The decision of the court in Bross v. City of Detroit (262 Mich. 447) is in point. In that case, the plaintiff was injured in a collision between a hook and ladder truck which he was driving and a street car at an intersection in the city of Detroit. At the time of the accident he was an employee of the city fire department. The street railway system was also owned and operated by the city. The plaintiff attempted to sue the city at common law despite the fact that, pursuant to a statutory provision, he was also covered by workmen’s compensation. The court, in denying his right to maintain the common-law action stated (p. 450): “ It is contended by the plaintiff, that, as the city of Detroit owned and operated its street railway system, the agency that caused his injury, which was a function distinct from that in which he was employed, the city was ‘ some person other than the employer, ’ within the meaning of the above-quoted provision of the statute.

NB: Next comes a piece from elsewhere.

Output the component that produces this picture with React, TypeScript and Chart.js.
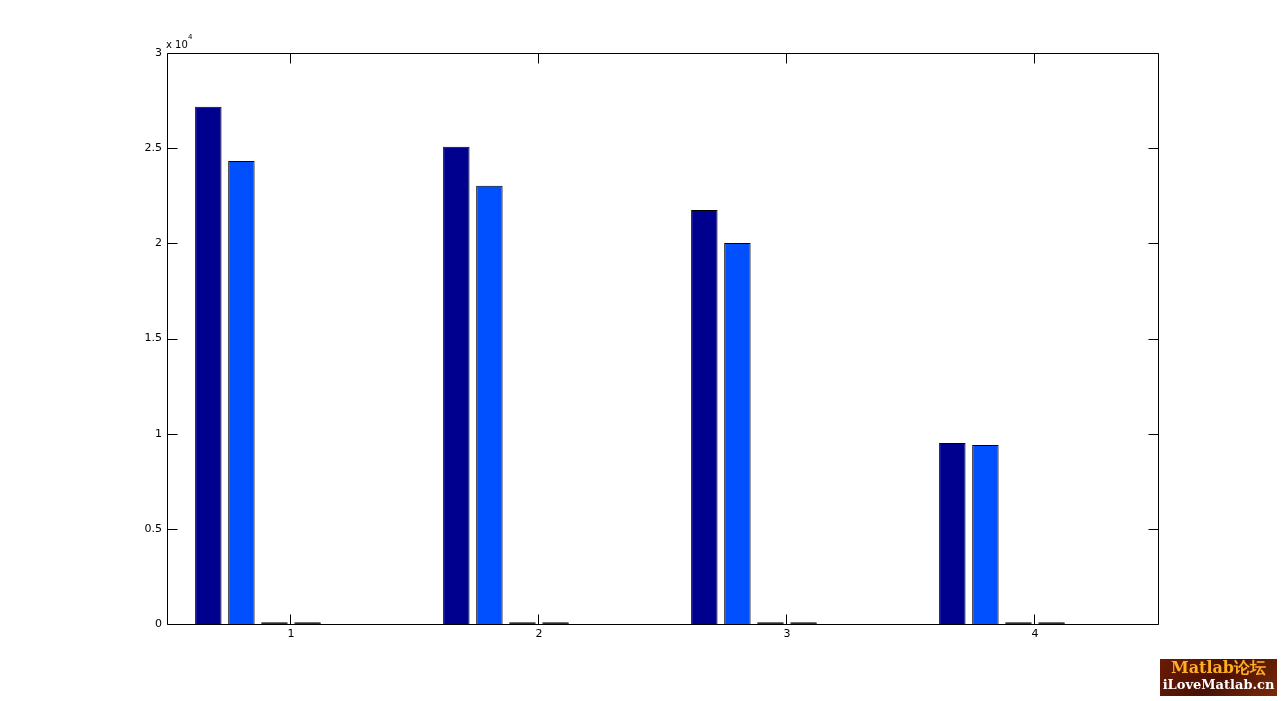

“ No authorities are cited by the plaintiff to support this contention. It is too plainly untenable to require argument. Nor is there any merit to the claim that because the city was operating a street railway system as a private enterprise the workmen’s compensation law has no application.”

Plaintiff cannot, as here attempted, escape the applicability of that decision to the present state of facts upon the ground of a variance respectively in the controlling provisions of law. A consideration of the Michigan statutes discloses that in fact .there is no substantial variance. Section 8410 (2 Comp. Laws *901of 1929) of the Laws of the State of Michigan is basically to the same effect as is section 11 of the Workmen’s Compensation Law of this State in that each provision of law deprives an employee of the right to maintain a common-law action for damages against his employer.

Answering the question submitted, the court holds that the plaintiff is limited to recovery under the Workmen’s Compensation Law and does not have the right to this action at common law. The complaint is dismissed. Submit judgment.